Collection of Evidence is the alternative portfolio “testing” for those who failed the state’s 10th-grade test [then WASL, now HSPE]. The WASL writing cut score was 17.

We finally realized that a higher cut score would discriminate against students who spoke a different language, came from a culture with different expectations about “performance,” or lacked the opportunities to be as familiar with the intricacies of our language as native English speakers are. We recommended a cut score of 17.

The original WASL cut score was reached by a similar subjective method. There is NO scientific research to justify a cut score of 17 or any number. Just because it is countable does not mean it is objective.
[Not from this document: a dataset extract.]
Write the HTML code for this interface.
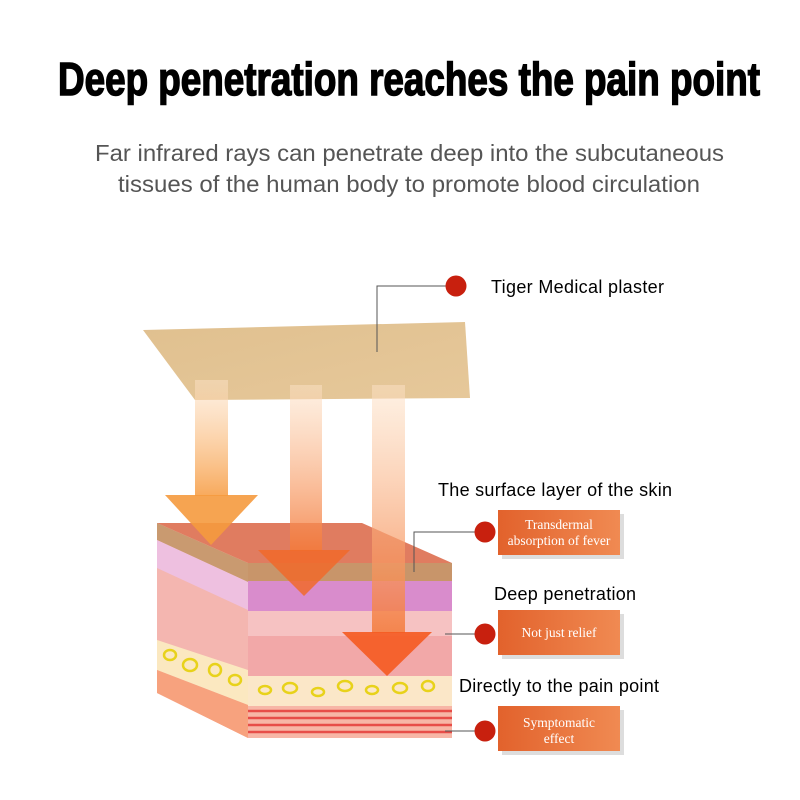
<!DOCTYPE html>
<html><head><meta charset="utf-8"><style>
html,body{margin:0;padding:0;background:#fff;}
svg{display:block}
</style></head><body>
<svg width="800" height="800" viewBox="0 0 800 800" xmlns="http://www.w3.org/2000/svg">
<defs>
<linearGradient id="ar" x1="0" y1="0" x2="0" y2="1">
<stop offset="0" stop-color="#fde3c8" stop-opacity="0.5"/>
<stop offset="1" stop-color="#f7a04a" stop-opacity="0.9"/>
</linearGradient>
<linearGradient id="ar2" x1="0" y1="0" x2="0" y2="1">
<stop offset="0" stop-color="#fde3c8" stop-opacity="0.5"/>
<stop offset="1" stop-color="#f47a3a" stop-opacity="0.85"/>
</linearGradient>
<linearGradient id="box" x1="0" y1="0" x2="1" y2="0">
<stop offset="0" stop-color="#e2622c"/>
<stop offset="1" stop-color="#f08a52"/>
</linearGradient>
<linearGradient id="pl" x1="0" y1="0" x2="1" y2="1">
<stop offset="0" stop-color="#e0c08f"/>
<stop offset="1" stop-color="#e6c89a"/>
</linearGradient>
</defs>
<text x="58" y="95" textLength="702" lengthAdjust="spacingAndGlyphs" font-family="Liberation Sans, sans-serif" font-weight="bold" font-size="46" fill="#000" stroke="#000" stroke-width="1.5">Deep penetration reaches the pain point</text>
<text x="95" y="161" textLength="629" lengthAdjust="spacingAndGlyphs" font-family="Liberation Sans, sans-serif" font-size="23" fill="#555">Far infrared rays can penetrate deep into the subcutaneous</text>
<text x="118" y="192" textLength="582" lengthAdjust="spacingAndGlyphs" font-family="Liberation Sans, sans-serif" font-size="23" fill="#555">tissues of the human body to promote blood circulation</text>

<!-- plaster -->
<polygon points="143,330 465,322 470,398 195,400" fill="url(#pl)"/>

<!-- cube left face -->
<polygon points="157,523 248,563 248,738 157,693" fill="#f4b6b0"/>
<polygon points="157,523 248,563 248,582 157,540" fill="#c99a70"/>
<polygon points="157,540 248,582 248,610 157,568" fill="#eec0e0"/>
<polygon points="157,640 248,670 248,705 157,670" fill="#fbe8c0"/>
<polygon points="157,670 248,705 248,738 157,693" fill="#f7a27e"/>
<!-- front face -->
<rect x="248" y="563" width="204" height="175" fill="#f2a8a8"/>
<rect x="248" y="563" width="204" height="18" fill="#c8956a"/>
<rect x="248" y="581" width="204" height="30" fill="#d98ccc"/>
<rect x="248" y="611" width="204" height="25" fill="#f6c2c2"/>
<rect x="248" y="676" width="204" height="30" fill="#fbe7c8"/>
<rect x="248" y="706" width="204" height="32" fill="#f7b6a6"/>
<g stroke="#e74d48" stroke-width="2.5">
<line x1="248" y1="711" x2="452" y2="711"/><line x1="248" y1="718" x2="452" y2="718"/>
<line x1="248" y1="725" x2="452" y2="725"/><line x1="248" y1="732" x2="452" y2="732"/>
</g>
<g fill="none" stroke="#e8d21a" stroke-width="2.5">
<ellipse cx="265" cy="690" rx="6" ry="4"/><ellipse cx="290" cy="688" rx="7" ry="5"/><ellipse cx="318" cy="692" rx="6" ry="4"/><ellipse cx="345" cy="686" rx="7" ry="5"/><ellipse cx="372" cy="690" rx="6" ry="4"/><ellipse cx="400" cy="688" rx="7" ry="5"/><ellipse cx="428" cy="686" rx="6" ry="5"/>
<ellipse cx="170" cy="655" rx="6" ry="5"/><ellipse cx="190" cy="665" rx="7" ry="6"/><ellipse cx="215" cy="670" rx="6" ry="6"/><ellipse cx="235" cy="680" rx="6" ry="5"/>
</g>
<!-- top face -->
<polygon points="157,523 362,523 452,563 248,563" fill="#e07c60"/>

<!-- arrows -->
<g>
<rect x="195" y="380" width="33" height="116" fill="url(#ar)"/>
<polygon points="165,495 258,495 211,545" fill="#f59a3e" opacity="0.9"/>
<rect x="290" y="385" width="32" height="166" fill="url(#ar2)"/>
<polygon points="258,550 350,550 304,596" fill="#f06a2a" opacity="0.85"/>
<rect x="372" y="385" width="33" height="248" fill="url(#ar2)"/>
<polygon points="342,632 432,632 387,676" fill="#f55a20" opacity="0.9"/>
</g>

<!-- connectors -->
<g stroke="#555" stroke-width="1" fill="none">
<polyline points="456,286 377,286 377,352"/>
<polyline points="485,532 414,532 414,572"/>
<line x1="445" y1="634" x2="485" y2="634"/>
<line x1="445" y1="731" x2="485" y2="731"/>
</g>
<g fill="#c8200e">
<circle cx="456" cy="286" r="10.5"/>
<circle cx="485" cy="532" r="10.5"/>
<circle cx="485" cy="634" r="10.5"/>
<circle cx="485" cy="731" r="10.5"/>
</g>
<g font-family="Liberation Sans, sans-serif" font-size="18" fill="#000" lengthAdjust="spacingAndGlyphs">
<text x="491" y="293" textLength="173">Tiger Medical plaster</text>
<text x="438" y="496" textLength="234">The surface layer of the skin</text>
<text x="494" y="600" textLength="142">Deep penetration</text>
<text x="459" y="692" textLength="200">Directly to the pain point</text>
</g>
<!-- boxes -->
<g>
<rect x="502" y="514" width="122" height="45" fill="#bbb" opacity="0.5"/>
<rect x="498" y="510" width="122" height="45" fill="url(#box)"/>
<rect x="502" y="614" width="122" height="45" fill="#bbb" opacity="0.5"/>
<rect x="498" y="610" width="122" height="45" fill="url(#box)"/>
<rect x="502" y="710" width="122" height="45" fill="#bbb" opacity="0.5"/>
<rect x="498" y="706" width="122" height="45" fill="url(#box)"/>
</g>
<g font-family="Liberation Serif, serif" font-size="13.5" fill="#fff" text-anchor="middle">
<text x="559" y="529">Transdermal</text>
<text x="559" y="545">absorption of fever</text>
<text x="559" y="637">Not just relief</text>
<text x="559" y="727">Symptomatic</text>
<text x="559" y="743">effect</text>
</g>
</svg>
</body></html>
A recent Mercedes Schneider blog notes that, “State cut-score setting on high-stakes tests is not an ‘objective’ process. It is highly subjective, and one in which the person setting the cut score wields incredible power to punish.”

The makers of the new state test (the SBAC) have released cut scores that will purposely fail between 40 and 70 percent of students taking the tests this March. Such punitive tests undermine education and democracy.

I recommend all policymakers read Gerald Bracey’s “Education Hell: Rhetoric vs. Reality” and Pasi Sahlberg’s “Finnish Lessons” for details about a better way.